• What is being asked: Copy each line exactly. Drop every picture.

******

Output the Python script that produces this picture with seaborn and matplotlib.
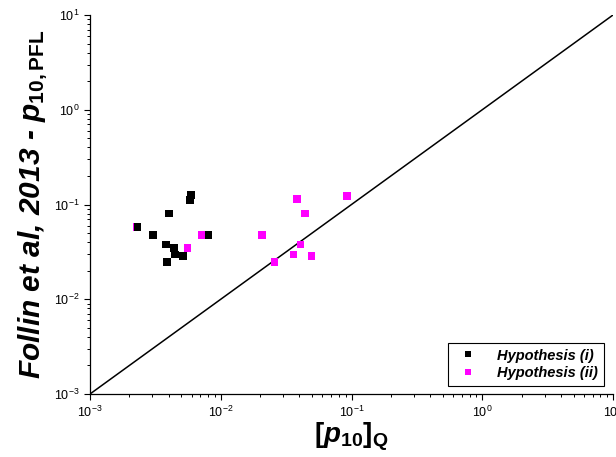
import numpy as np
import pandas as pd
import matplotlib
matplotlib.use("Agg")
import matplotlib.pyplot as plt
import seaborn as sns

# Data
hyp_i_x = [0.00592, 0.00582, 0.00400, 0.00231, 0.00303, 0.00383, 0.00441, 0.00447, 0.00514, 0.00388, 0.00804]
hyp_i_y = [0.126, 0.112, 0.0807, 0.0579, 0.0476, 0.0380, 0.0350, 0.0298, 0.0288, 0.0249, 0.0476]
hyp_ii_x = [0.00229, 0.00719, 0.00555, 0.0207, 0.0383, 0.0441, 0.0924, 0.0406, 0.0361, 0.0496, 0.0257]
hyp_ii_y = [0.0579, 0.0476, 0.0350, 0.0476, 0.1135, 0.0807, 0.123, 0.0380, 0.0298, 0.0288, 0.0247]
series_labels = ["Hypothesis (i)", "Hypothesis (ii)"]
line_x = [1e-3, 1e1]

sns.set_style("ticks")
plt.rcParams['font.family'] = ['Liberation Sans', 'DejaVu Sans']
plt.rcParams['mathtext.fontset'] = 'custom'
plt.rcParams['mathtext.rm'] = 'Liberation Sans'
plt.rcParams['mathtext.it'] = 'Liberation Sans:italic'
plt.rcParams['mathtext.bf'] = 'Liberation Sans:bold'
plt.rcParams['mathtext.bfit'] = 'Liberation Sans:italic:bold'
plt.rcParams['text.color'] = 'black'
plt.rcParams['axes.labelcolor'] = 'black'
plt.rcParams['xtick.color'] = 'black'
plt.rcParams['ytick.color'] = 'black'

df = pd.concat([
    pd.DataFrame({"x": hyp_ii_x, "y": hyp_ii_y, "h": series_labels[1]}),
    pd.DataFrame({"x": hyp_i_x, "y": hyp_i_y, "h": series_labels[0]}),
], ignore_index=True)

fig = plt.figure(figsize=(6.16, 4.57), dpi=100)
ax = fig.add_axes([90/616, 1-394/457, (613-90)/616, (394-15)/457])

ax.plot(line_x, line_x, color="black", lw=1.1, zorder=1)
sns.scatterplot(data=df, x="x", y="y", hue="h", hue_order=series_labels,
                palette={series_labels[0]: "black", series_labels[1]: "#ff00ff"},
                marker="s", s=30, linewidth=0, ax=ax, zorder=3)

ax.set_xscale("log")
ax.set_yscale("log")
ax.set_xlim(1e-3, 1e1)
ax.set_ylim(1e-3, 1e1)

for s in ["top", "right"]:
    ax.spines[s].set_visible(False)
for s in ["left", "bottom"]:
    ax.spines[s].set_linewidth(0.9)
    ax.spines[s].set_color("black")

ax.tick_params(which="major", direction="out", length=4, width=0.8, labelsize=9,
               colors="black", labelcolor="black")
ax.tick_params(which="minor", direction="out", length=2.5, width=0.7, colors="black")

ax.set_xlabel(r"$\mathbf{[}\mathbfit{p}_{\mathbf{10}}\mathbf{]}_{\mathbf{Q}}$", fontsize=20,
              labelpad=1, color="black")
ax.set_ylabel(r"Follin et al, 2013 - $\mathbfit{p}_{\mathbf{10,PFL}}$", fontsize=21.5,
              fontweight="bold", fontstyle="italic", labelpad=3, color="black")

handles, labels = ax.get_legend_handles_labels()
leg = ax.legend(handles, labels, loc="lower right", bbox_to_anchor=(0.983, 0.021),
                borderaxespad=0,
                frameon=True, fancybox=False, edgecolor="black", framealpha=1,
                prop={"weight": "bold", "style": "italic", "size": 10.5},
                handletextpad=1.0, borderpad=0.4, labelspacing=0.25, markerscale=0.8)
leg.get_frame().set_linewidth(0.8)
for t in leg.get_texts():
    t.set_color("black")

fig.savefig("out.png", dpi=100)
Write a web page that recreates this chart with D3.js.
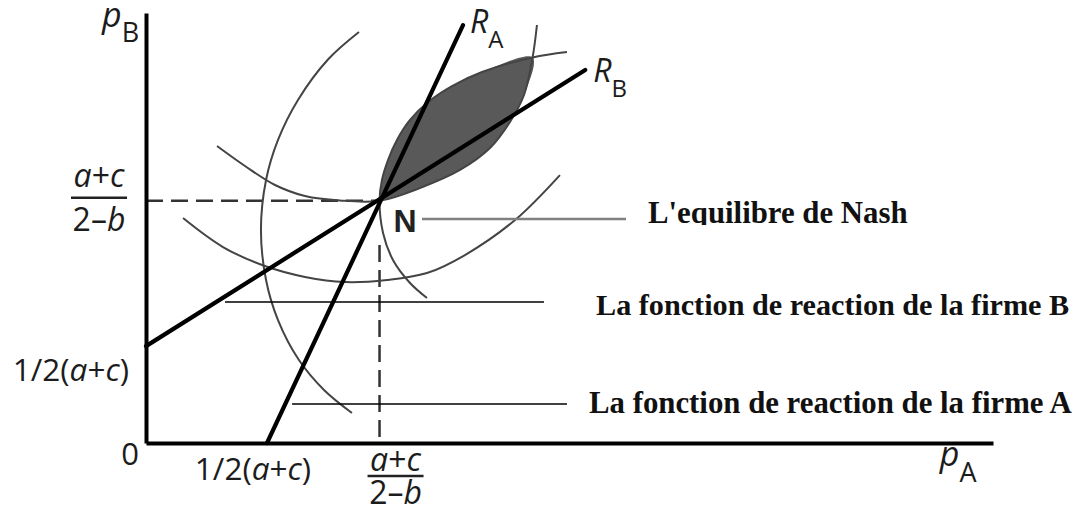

******

• The solution:
Output the Python script that produces this picture with seaborn and matplotlib.
import numpy as np
import pandas as pd
import matplotlib
matplotlib.use("Agg")
import matplotlib.pyplot as plt
import seaborn as sns

# Data
hyp_i_x = [0.00592, 0.00582, 0.00400, 0.00231, 0.00303, 0.00383, 0.00441, 0.00447, 0.00514, 0.00388, 0.00804]
hyp_i_y = [0.126, 0.112, 0.0807, 0.0579, 0.0476, 0.0380, 0.0350, 0.0298, 0.0288, 0.0249, 0.0476]
hyp_ii_x = [0.00229, 0.00719, 0.00555, 0.0207, 0.0383, 0.0441, 0.0924, 0.0406, 0.0361, 0.0496, 0.0257]
hyp_ii_y = [0.0579, 0.0476, 0.0350, 0.0476, 0.1135, 0.0807, 0.123, 0.0380, 0.0298, 0.0288, 0.0247]
series_labels = ["Hypothesis (i)", "Hypothesis (ii)"]
line_x = [1e-3, 1e1]

sns.set_style("ticks")
plt.rcParams['font.family'] = ['Liberation Sans', 'DejaVu Sans']
plt.rcParams['mathtext.fontset'] = 'custom'
plt.rcParams['mathtext.rm'] = 'Liberation Sans'
plt.rcParams['mathtext.it'] = 'Liberation Sans:italic'
plt.rcParams['mathtext.bf'] = 'Liberation Sans:bold'
plt.rcParams['mathtext.bfit'] = 'Liberation Sans:italic:bold'
plt.rcParams['text.color'] = 'black'
plt.rcParams['axes.labelcolor'] = 'black'
plt.rcParams['xtick.color'] = 'black'
plt.rcParams['ytick.color'] = 'black'

df = pd.concat([
    pd.DataFrame({"x": hyp_ii_x, "y": hyp_ii_y, "h": series_labels[1]}),
    pd.DataFrame({"x": hyp_i_x, "y": hyp_i_y, "h": series_labels[0]}),
], ignore_index=True)

fig = plt.figure(figsize=(6.16, 4.57), dpi=100)
ax = fig.add_axes([90/616, 1-394/457, (613-90)/616, (394-15)/457])

ax.plot(line_x, line_x, color="black", lw=1.1, zorder=1)
sns.scatterplot(data=df, x="x", y="y", hue="h", hue_order=series_labels,
                palette={series_labels[0]: "black", series_labels[1]: "#ff00ff"},
                marker="s", s=30, linewidth=0, ax=ax, zorder=3)

ax.set_xscale("log")
ax.set_yscale("log")
ax.set_xlim(1e-3, 1e1)
ax.set_ylim(1e-3, 1e1)

for s in ["top", "right"]:
    ax.spines[s].set_visible(False)
for s in ["left", "bottom"]:
    ax.spines[s].set_linewidth(0.9)
    ax.spines[s].set_color("black")

ax.tick_params(which="major", direction="out", length=4, width=0.8, labelsize=9,
               colors="black", labelcolor="black")
ax.tick_params(which="minor", direction="out", length=2.5, width=0.7, colors="black")

ax.set_xlabel(r"$\mathbf{[}\mathbfit{p}_{\mathbf{10}}\mathbf{]}_{\mathbf{Q}}$", fontsize=20,
              labelpad=1, color="black")
ax.set_ylabel(r"Follin et al, 2013 - $\mathbfit{p}_{\mathbf{10,PFL}}$", fontsize=21.5,
              fontweight="bold", fontstyle="italic", labelpad=3, color="black")

handles, labels = ax.get_legend_handles_labels()
leg = ax.legend(handles, labels, loc="lower right", bbox_to_anchor=(0.983, 0.021),
                borderaxespad=0,
                frameon=True, fancybox=False, edgecolor="black", framealpha=1,
                prop={"weight": "bold", "style": "italic", "size": 10.5},
                handletextpad=1.0, borderpad=0.4, labelspacing=0.25, markerscale=0.8)
leg.get_frame().set_linewidth(0.8)
for t in leg.get_texts():
    t.set_color("black")

fig.savefig("out.png", dpi=100)
Write a web page that recreates this chart with D3.js.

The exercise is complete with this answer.